Ascaris shows various parasitic adaptation due to parasitic mode of life.
(a) Morphological adaptations:
i. The body is long and cylindrical, pointed at both ends.
ii. The mouth is bounded by three lips which help the parasite to attach with mucous membrane of the host’s intestine.
iii. The parasite is devoid of locomotory organs as the parasite lives in the intestine where protection from enemies and food supply are ensured.
iv. The body wall of Ascaris is covered with cuticle, resistant to the digestive enzymes of the host.
(b) Anatomical adaptations:
i. The pharynx is muscular that facilitates ingestion of food by sucking action. There are no digestive glands.

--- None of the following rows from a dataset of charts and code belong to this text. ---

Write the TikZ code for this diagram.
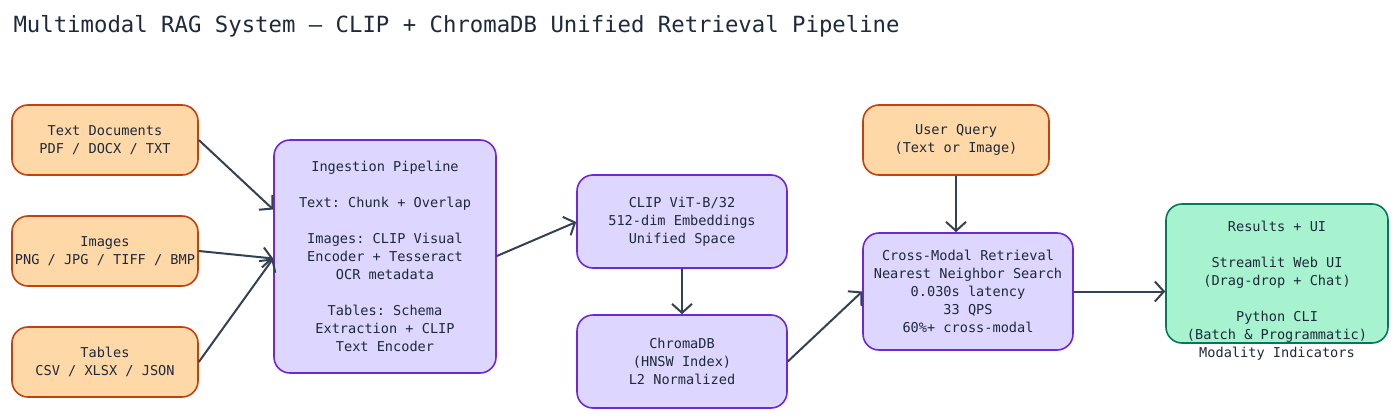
\documentclass[tikz,border=0pt]{standalone}
\usepackage{fontspec}
\setmonofont{DejaVu Sans Mono}
\usetikzlibrary{arrows.meta}
\definecolor{srcfill}{HTML}{FFD8A8}
\definecolor{srcdraw}{HTML}{C2410C}
\definecolor{procfill}{HTML}{DDD6FE}
\definecolor{procdraw}{HTML}{6D28D9}
\definecolor{outfill}{HTML}{A7F3D0}
\definecolor{outdraw}{HTML}{047857}
\definecolor{ink}{HTML}{1E293B}
\definecolor{wire}{HTML}{334155}
\tikzset{
  box/.style={rounded corners=16pt, line width=1.6pt, align=center, inner sep=0pt,
    text=ink, font=\ttfamily\fontsize{13.6}{18}\selectfont},
  src/.style={box, fill=srcfill, draw=srcdraw, minimum width=186pt, minimum height=70pt},
  proc/.style={box, fill=procfill, draw=procdraw},
  result/.style={box, fill=outfill, draw=outdraw},
  link/.style={draw=wire, line width=2pt, -{Straight Barb[length=9pt,width=20pt,line width=2pt]}}
}
\begin{document}
\begin{tikzpicture}[x=1pt, y=-1pt]
  \useasboundingbox (0,0) rectangle (1400,420);
  % Title
  \node[anchor=west, text=ink, font=\ttfamily\fontsize{22.3}{24}\selectfont] (title) at (10,26)
    {Multimodal RAG System — CLIP + ChromaDB Unified Retrieval Pipeline};

  % Sources
  \node[src] (txt) at (105,140) {Text Documents\\PDF / DOCX / TXT};
  \node[src] (img) at (105,251) {Images\\PNG / JPG / TIFF / BMP};
  \node[src] (tab) at (105,362) {Tables\\CSV / XLSX / JSON};

  % Processing
  \node[proc, minimum width=222pt, minimum height=233pt] (ingest) at (385,256.5)
    {Ingestion Pipeline\\[18pt]Text: Chunk + Overlap\\[18pt]Images: CLIP Visual\\Encoder + Tesseract\\OCR metadata\\[18pt]Tables: Schema\\Extraction + CLIP\\Text Encoder};
  \node[proc, minimum width=210pt, minimum height=93pt] (clip) at (682,221.5)
    {CLIP ViT-B/32\\512-dim Embeddings\\Unified Space};
  \node[proc, minimum width=210pt, minimum height=93pt] (chroma) at (682,361.5)
    {ChromaDB\\(HNSW Index)\\L2 Normalized};
  \node[src] (query) at (956,140) {User Query\\(Text or Image)};
  \node[proc, minimum width=210pt, minimum height=117pt] (retr) at (968,291.5)
    {Cross-Modal Retrieval\\Nearest Neighbor Search\\0.030s latency\\33 QPS\\60\%+ cross-modal};
  \node[result, minimum width=222pt, minimum height=139pt] (res) at (1277,273.5) {};
  \node[box, draw=none] (restext) at (1277,291)
    {Results + UI\\[18pt]Streamlit Web UI\\(Drag-drop + Chat)\\[18pt]Python CLI\\(Batch \& Programmatic)\\Modality Indicators};

  % Edges
  \draw[link] (txt.east) -- ([yshift=47pt]ingest.west);
  \draw[link] (img.east) -- ([yshift=-2pt]ingest.west);
  \draw[link] (tab.east) -- ([yshift=-2pt]ingest.west);
  \draw[link] ([yshift=0.5pt]ingest.east) -- ([yshift=-0.5pt]clip.west);
  \draw[link] (clip.south) -- (chroma.north);
  \draw[link] (chroma.east) -- (retr.west);
  \draw[link] (query.south) -- ([xshift=-12pt]retr.north);
  \draw[link] (retr.east) -- ([yshift=-18pt]res.west);
\end{tikzpicture}
\end{document}
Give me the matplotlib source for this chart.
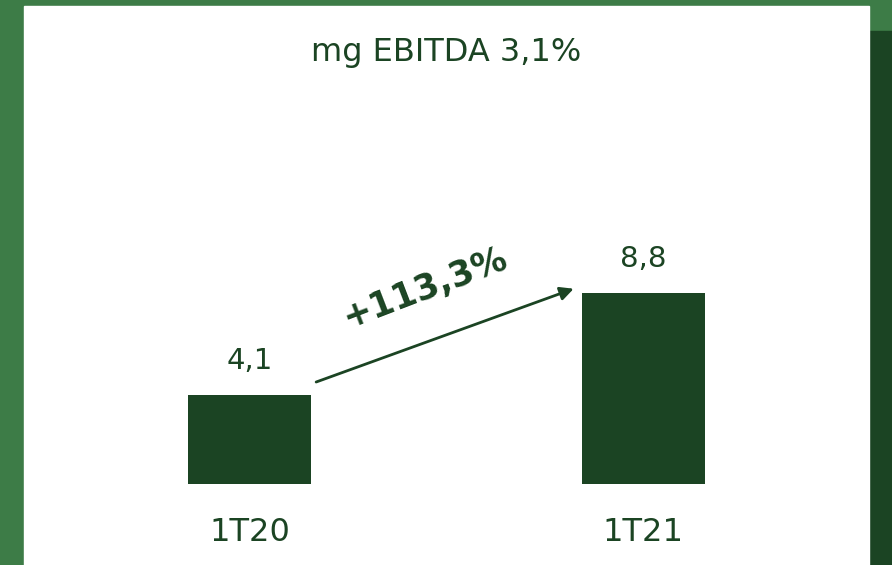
import matplotlib
matplotlib.use("Agg")
import matplotlib.pyplot as plt
from matplotlib.patches import Rectangle

categories = ["1T20", "1T21"]
values = [4.1, 8.8]
value_labels = ["4,1", "8,8"]
title = "mg EBITDA 3,1%"
growth_label = "+113,3%"

DARK = "#1B4423"
LIGHT = "#3D7C47"

W, H = 892, 565
fig = plt.figure(figsize=(W / 100, H / 100), dpi=100, facecolor=LIGHT)
plt.rcParams['font.family'] = ['DejaVu Sans']

# dark strip on the right
fig.patches.append(Rectangle((869 / W, 0), (W - 869) / W, (H - 31) / H,
                             transform=fig.transFigure, color=DARK, zorder=-2))
# white panel
fig.patches.append(Rectangle((24 / W, 0), (869 - 24) / W, (H - 6) / H,
                             transform=fig.transFigure, color="white", zorder=-2))

left, right = 24 / W, 869 / W
bottom, top = (H - 484) / H, (H - 6) / H
ax = fig.add_axes([left, bottom, right - left, top - bottom])
ax.set_facecolor("none")
ax.set_zorder(1)
for s in ax.spines.values():
    s.set_visible(False)

x = [0, 1]
bw = 0.3126
ax.bar(x, values, width=bw, color=DARK, zorder=2)
ax.set_xlim(-0.573, 1.574)
ax.set_ylim(0, 22.03)
ax.set_yticks([])
ax.set_xticks(x)
ax.set_xticklabels(categories, fontsize=23, color=DARK)
ax.tick_params(axis='x', length=0, pad=24)

for xi, v, lab in zip(x, values, value_labels):
    ax.annotate(lab, (xi, v), xytext=(0, 19), textcoords="offset points",
                ha="center", va="baseline", fontsize=21, color=DARK)

# growth arrow
x0 = x[0] + bw / 2 + 0.013
x1 = x[1] - bw / 2 - 0.02
y0 = values[0] + 0.6
y1 = values[1] + 0.2
ax.annotate("", xy=(x1, y1), xytext=(x0, y0),
            arrowprops=dict(arrowstyle="-|>", color=DARK, lw=2,
                            mutation_scale=20, shrinkA=0, shrinkB=0))
ax.text((x0 + x1) / 2 - 0.05, (y0 + y1) / 2 + 2.2, growth_label,
        rotation=21, ha="center", va="center", fontsize=25,
        fontweight="bold", color=DARK, rotation_mode="anchor")

fig.text((24 + 869) / 2 / W, 1 - 53 / H, title, ha="center", va="center",
         fontsize=23, color=DARK)

fig.savefig("out.png", dpi=100, facecolor=LIGHT)
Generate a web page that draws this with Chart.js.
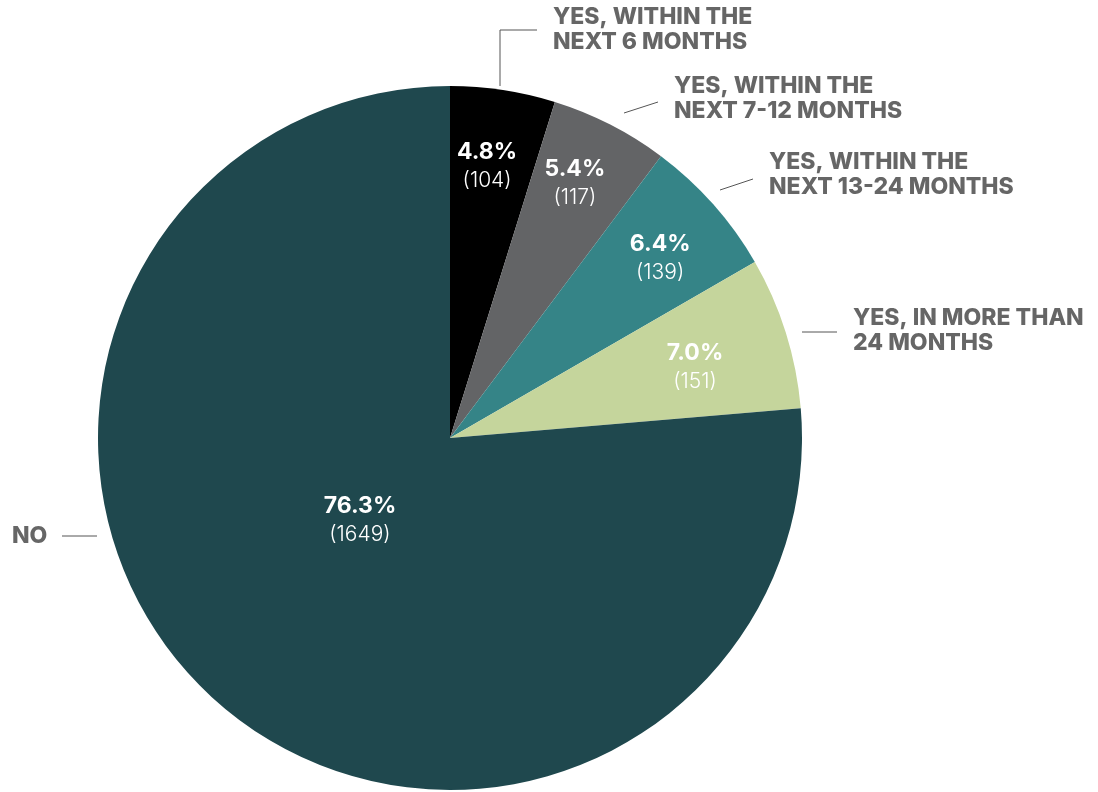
<!DOCTYPE html>
<html>
<head>
<meta charset="utf-8">
<script src="https://cdn.jsdelivr.net/npm/chart.js@4.4.1/dist/chart.umd.min.js"></script>
<style>
  html, body { margin: 0; padding: 0; background: #ffffff; }
  #wrap { position: relative; width: 1098px; height: 792px; }
</style>
</head>
<body>
<div id="wrap"><canvas id="pie" width="1098" height="792"></canvas></div>
<script>
// Survey answers, clockwise from 12 o'clock
const categories = [
  ['YES, WITHIN THE', 'NEXT 6 MONTHS'],
  ['YES, WITHIN THE', 'NEXT 7-12 MONTHS'],
  ['YES, WITHIN THE', 'NEXT 13-24 MONTHS'],
  ['YES, IN MORE THAN', '24 MONTHS'],
  ['NO']
];
const counts = [104, 117, 139, 151, 1649];
const percentLabels = ['4.8%', '5.4%', '6.4%', '7.0%', '76.3%'];
const sliceColors = ['#000000', '#636466', '#358487', '#c5d59c', '#1f484e'];

// Where the in-slice value labels sit (fraction of radius, angle nudge in degrees)
const innerLabelRadius = [0.78, 0.807, 0.786, 0.725, 0.346];
const innerLabelNudge = [-0.9, -1.0, 1.0, 1.2, 5.1];

// Outside category labels: text anchor and leader polyline
const outerLabels = [
  { x: 553, y: 17, align: 'left', line: [[500, 86], [500, 30], [537, 30]] },
  { x: 674, y: 86, align: 'left', line: [[624, 113], [658, 102]] },
  { x: 769, y: 162, align: 'left', line: [[720, 190], [753, 179]] },
  { x: 853, y: 318, align: 'left', line: [[802, 332], [837, 332]] },
  { x: 12, y: 536, align: 'left', line: [[62, 536], [97, 536]] }
];

const FONT = 'Inter, "Liberation Sans", Arial, sans-serif';

const sliceLabels = {
  id: 'sliceLabels',
  afterDatasetsDraw(chart) {
    const ctx = chart.ctx;
    const meta = chart.getDatasetMeta(0);
    ctx.save();
    meta.data.forEach((arc, i) => {
      const p = arc.getProps(['x', 'y', 'startAngle', 'endAngle', 'outerRadius'], true);
      const mid = (p.startAngle + p.endAngle) / 2 + innerLabelNudge[i] * Math.PI / 180;
      const r = p.outerRadius * innerLabelRadius[i];
      const cx = p.x + Math.cos(mid) * r;
      const cy = p.y + Math.sin(mid) * r;
      ctx.fillStyle = '#ffffff';
      ctx.textAlign = 'center';
      ctx.textBaseline = 'middle';
      ctx.font = 'bold 23px ' + FONT;
      ctx.fillText(percentLabels[i], cx, cy - 14);
      ctx.font = '300 21px ' + FONT;
      ctx.fillText('(' + counts[i] + ')', cx, cy + 15);

      // category label outside the pie
      const o = outerLabels[i];
      ctx.strokeStyle = '#555555';
      ctx.lineWidth = 1;
      ctx.beginPath();
      o.line.forEach((pt, k) => k ? ctx.lineTo(pt[0], pt[1]) : ctx.moveTo(pt[0], pt[1]));
      ctx.stroke();
      ctx.fillStyle = '#666666';
      ctx.textAlign = o.align;
      ctx.font = '800 23px ' + FONT;
      categories[i].forEach((line, k) => ctx.fillText(line, o.x, o.y + k * 25));
    });
    ctx.restore();
  }
};

new Chart(document.getElementById('pie'), {
  type: 'pie',
  data: {
    labels: categories.map(c => c.join(' ')),
    datasets: [{
      data: counts,
      backgroundColor: sliceColors,
      borderWidth: 0
    }]
  },
  options: {
    responsive: false,
    animation: false,
    layout: { padding: { left: 98, right: 296, top: 86, bottom: 2 } },
    plugins: {
      legend: { display: false },
      tooltip: { enabled: false }
    }
  },
  plugins: [sliceLabels]
});
</script>
</body>
</html>
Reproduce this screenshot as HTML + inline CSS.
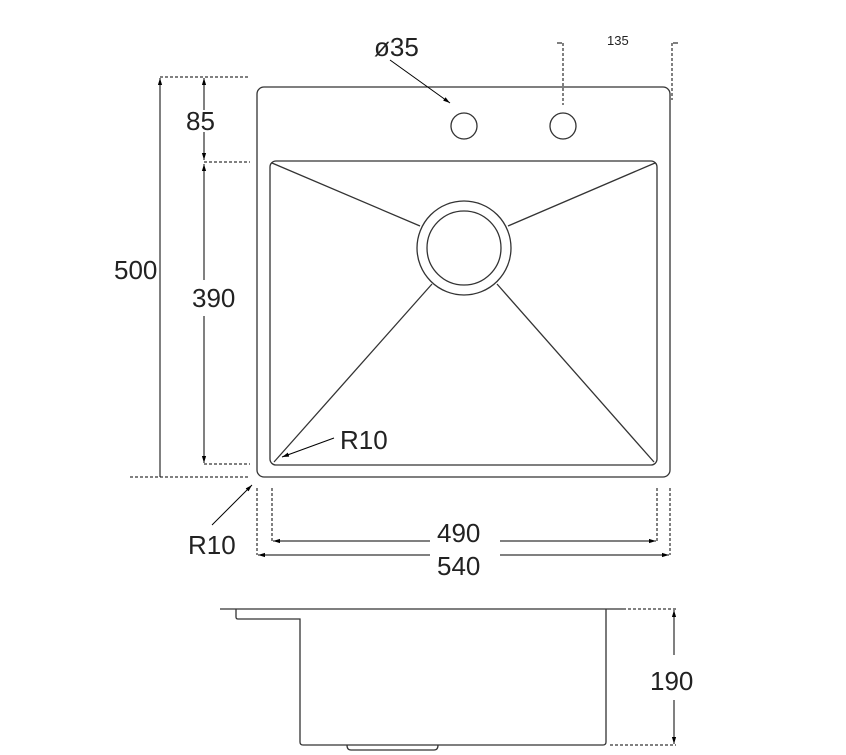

ii. Sense organs are ill-developed, being found only on lips in the form of papillae.
iii. The digestive tract is simple without provision for storage, as there is constant supply of food.
(c) Physiological adaptations:
i. The body wall is covered with tough, thick and resistant cuticle, shields against the digestive enzymes of the host and antitoxins.
ii. Ingested food of this parasite is pre- digested, so that there are no elaborate digestive glands.
iii. The respiration is almost entirely anaerobic. Extremely low metabolic rate and anaerobic respiration enable the worm to live inside the host’s intestine, where the free oxygen is negligible.
iv. Reproductive system of Ascaris is well- developed and numerous eggs are produced to make up for the poor chances of the right host being reached.
v. The eggs are covered with resistant covering or chitinous shell which provide safety to the zygote and embryonated eggs from unfavourable environmental factors.
vi. The minute size and resistant nature of eggs make them to withstand prolonged dryness and cold. The minute size eggs afford far and wide dispersal of the parasite.